In January the MCA said the government should amend the safeguard mechanism to prevent state-based emissions schemes from affecting polluters, and called for taxpayer funding for the carbon capture and storage scam, a favourite delay mechanism of the fossil fuel lobby.

In November the MCA used another delay tactic, and called for nuclear power in Australia (you’ll never guess, “small modular reactors”), ignoring the decades it would need to become established and the tens of billions of dollars it would cost. In May last year, the MCA again backed carbon capture. In 2022, the MCA even criticised Labor’s legislation of its emissions reductions election commitment — despite its profession to support it — because we can’t have policy reform that drives businesses to reduced production or closure due to an inability to compete with competitor countries who are not implementing strict emissions constraints on their export industries. That is, the emissions reduction target should only be implemented to maintain business as usual.

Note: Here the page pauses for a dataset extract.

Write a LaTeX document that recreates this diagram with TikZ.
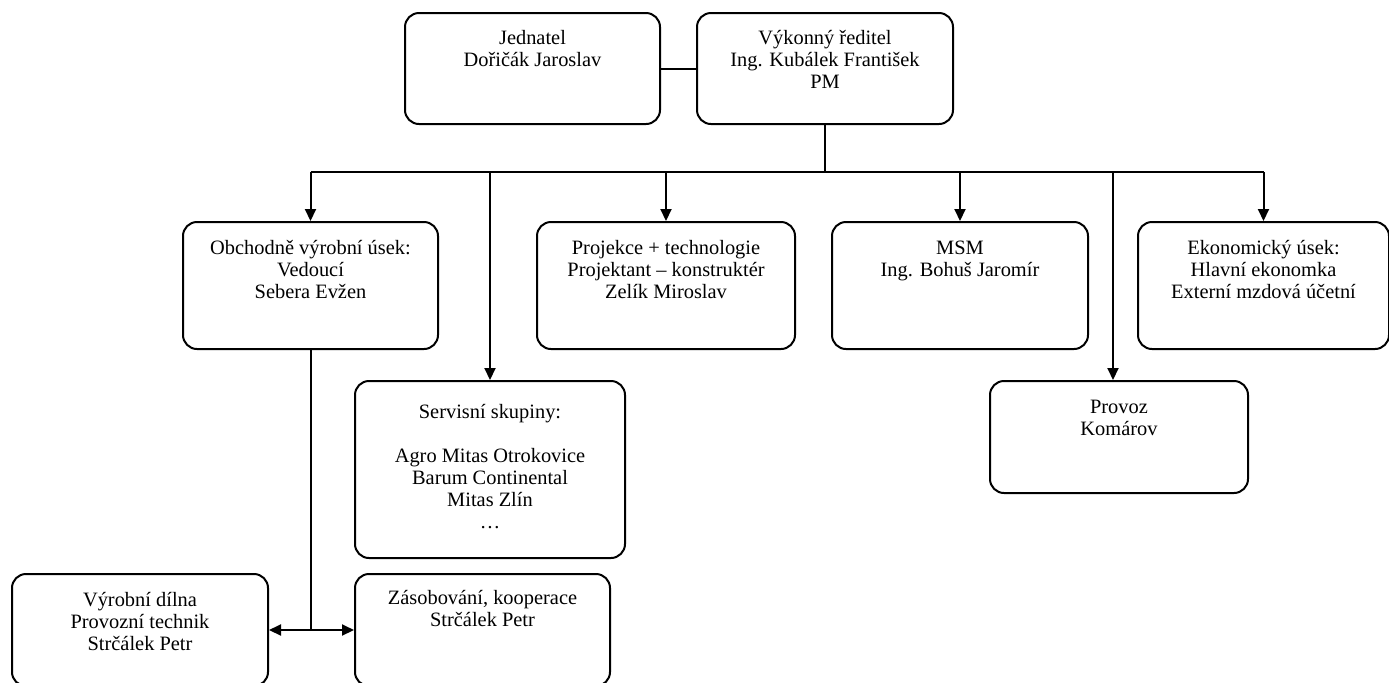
\documentclass[tikz,border=0pt]{standalone}
\usepackage{fontspec}
\setmainfont{Liberation Serif}
\usetikzlibrary{arrows.meta}

\begin{document}
\begin{tikzpicture}[x=0.5pt,y=-0.5pt,
    box/.style={draw, line width=1pt, rounded corners=7pt, align=center,
      anchor=north, inner sep=0pt, font=\fontsize{10.2}{11}\selectfont},
    arr/.style={line width=1pt, -{Triangle[length=6pt,width=5.5pt]}},
    link/.style={line width=1pt}]
    \useasboundingbox (0,0) rectangle (1389,682);

    % Top boxes
    \node[box, minimum width=127.5pt, text height=26.5pt, text depth=29pt] (jed) at (532.5,12)
      {Jednatel\\Dořičák Jaroslav};
    \node[box, minimum width=128pt, text height=37.5pt, text depth=18pt] (ved) at (825,12)
      {Výkonný ředitel\\Ing. Kubálek František\\PM};

    % Second row
    \node[box, minimum width=127.5pt, text height=38pt, text depth=25.5pt] (obch) at (310.5,221)
      {Obchodně výrobní úsek:\\Vedoucí\\Sebera Evžen};
    \node[box, minimum width=129pt, text height=38pt, text depth=25.5pt] (proj) at (666,221)
      {Projekce + technologie\\Projektant – konstruktér\\Zelík Miroslav};
    \node[box, minimum width=128pt, text height=27pt, text depth=36.5pt] (msm) at (960,221)
      {MSM\\Ing. Bohuš Jaromír};
    \node[box, minimum width=125.5pt, text height=38pt, text depth=25.5pt] (eko) at (1263.5,221)
      {Ekonomický úsek:\\Hlavní ekonomka\\Externí mzdová účetní};

    % Lower boxes
    \node[box, minimum width=135pt, text height=73.5pt, text depth=15pt] (serv) at (490,380)
      {Servisní skupiny:\\[11pt]Agro Mitas Otrokovice\\Barum Continental\\Mitas Zlín\\…};
    \node[box, minimum width=129pt, text height=27pt, text depth=29pt] (prov) at (1119,380)
      {Provoz\\Komárov};
    \node[box, minimum width=128pt, text height=38pt, text depth=18pt] (vyr) at (140,573)
      {Výrobní dílna\\Provozní technik\\Strčálek Petr};
    \node[box, minimum width=127.5pt, text height=26pt, text depth=30pt] (zas) at (482.5,573)
      {Zásobování, kooperace\\Strčálek Petr};

    % Define coordinates
    \coordinate (bus) at (825,172);
    \coordinate (join) at (obch.south |- vyr.east);
    \coordinate (provtop) at ([xshift=-3pt]prov.north);

    % Draw lines
    \draw[link] (jed.east) -- (ved.west);
    \draw[link] (ved.south) -- (bus);
    \draw[link] (obch.north |- bus) -- (eko.north |- bus);
    \foreach \n in {obch,serv,proj,msm,eko}
      \draw[arr] (\n.north |- bus) -- (\n.north);
    \draw[arr] (provtop |- bus) -- (provtop);
    \draw[link] (obch.south) -- (join);
    \draw[arr] (join) -- (vyr.east);
    \draw[arr] (join) -- (zas.west);
  \end{tikzpicture}
\end{document}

The MCA has constantly said it has “a strong commitment to climate action, supporting the Paris Agreement and an industry ambition of net zero by 2050.” But its commitment to climate action is like that adopted by another big business lobby, the Business Council of Australia: say that you support climate action, but work to sabotage any policy that would meaningfully undertake climate action. Say one thing, do another. Emblazon your support for climate action across your website, but constantly agitate for amendments that will neuter meaningful policy, and push scams and delay mechanisms.

Not for nothing did the MCA celebrate Gina Rinehart (quick, 150, send us a trademark letter!) last year. Rinehart thinks climate change isn’t caused by humans.

The climate wars ain’t over. Not by a long shot. They’re just being fought in less high-profile ways.